Monday, March 17, 2008

The Scandalous Gospel...

Just when I thought that there were no Tolstoyan Christians left in leadership positions in America I came across this book by Peter J. Gomes, The Scandalous Gospel of Jesus: What's So Good About The Good News? Don't get me wrong - Gomes doesn't cite Tolstoy's intricate and exhausting analyses of the gospels but he starts where Tolstoy ended - with the Sermon on the Mount.

Gomes is not afraid to challenge the televangelists who lead the mega churches of prosperity, advocate the assassination of heads of state, and promote homophobia. Gomes ably separates what have become popular positions of denominations and churches from the actual words and meaning of the gospels. He titles Chapter Two - An Offending Gospel - and tells the story of a guest sermon he gave on the Sunday following the reelection of George Bush.
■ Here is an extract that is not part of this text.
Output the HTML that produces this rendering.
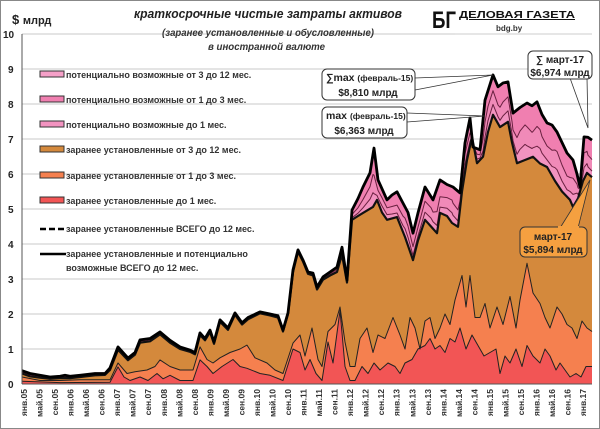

He says that it started simply enough with the "gospel lectionary appointed for the day and heard by Episcopalians throughout North America on this All Saints Sunday."

He describes "the usual haze of familiarity" covering the faces of the congregation used to hearing the same verses over and over again, "the scriptural equivalent of white sound or ambient noise." According to Gomes, "people began to sit up and take notice" as the lesson went on with the verses one of his friends calls the "Woebetudes":

"But how terrible for you who are rich now; you have had your easy life;
How terrible for you who are full now; you will go hungry!
How terrible for you who laugh now; you will mourn and weep!
How terrible when all men speak well of you, because their ancestors said the very same things to the false prophets."

According to Gomes "the gospel message in Luke is simply that knowing this, we now have a chance to do something about it before it is too late. Thus, in the verses that follow... Jesus tells us to love our enemies, practice the Golden Rule, love those beyond our comfort zone, and be merciful to others as we hope God will be merciful to us."

Apparently the "niceties of this bit of exegesis were lost" among the "blue" and "red" members of the congregation - illustrating what he means by an "offending" gospel!

"Most people do not go to church to be confronted with the gap between what they believe and practice and what their faith teaches and requires...religious people are often cultural conservatives, and (they) take comfort in religion, (because) that religion is seen to confirm the status quo. When a member of the congregation says to the preacher at the door of a church on Sunday, 'That was a first-rate sermon,' he or she is saying that the preacher said all the things with which the person agreed, but only half as well..."

"In warning my preaching students of this dilemma, that people crave confirmation rather than confrontation in preaching, I remind them of how badly Jesus' first sermon went."

I felt both confirmed and confronted - reading a minister interpreting the gospels more like my heart and soul feel - knowing that I am unable to live up to this gospel.

In his penultimate chapter titled "A Gospel of Hope" Gomes draws a significant distinction between optimism and hope.

Optimism - as defined by Ambrose Bierce's "Devil's Dictionary" is "The doctrine, or belief that everything is beautiful, including what is ugly, everything good, especially the bad, and everything right that is wrong...an intellectual disorder, yielding to no treatment but death." Further he uses Voltaire's definition from Candide - the madness of maintaining that everything is right when it is wrong."

He contrasts this with Emily Dickinson's lines about hope:

Hope is the thing with feathers
That perches in the soul
And sings the tune without the words
And never stops at all.
Gomes likes these images - it "offers an elusive, fleeting clarity, vividly vague, as it were, that endures in the most intimate of spaces and never gives up. Hope, in her view, is not a policy or doctrine or a form of nostalgia either theological or secular. ...There is something fragile about it and yet it abides, however precariously, at the very center of our being - the "thing with feathers."

Those of you - who like me are tired of hearing the rhetoric of torture from those loudly proclaiming themselves to be Christians who speak directly to God will find this a truly hopeful read.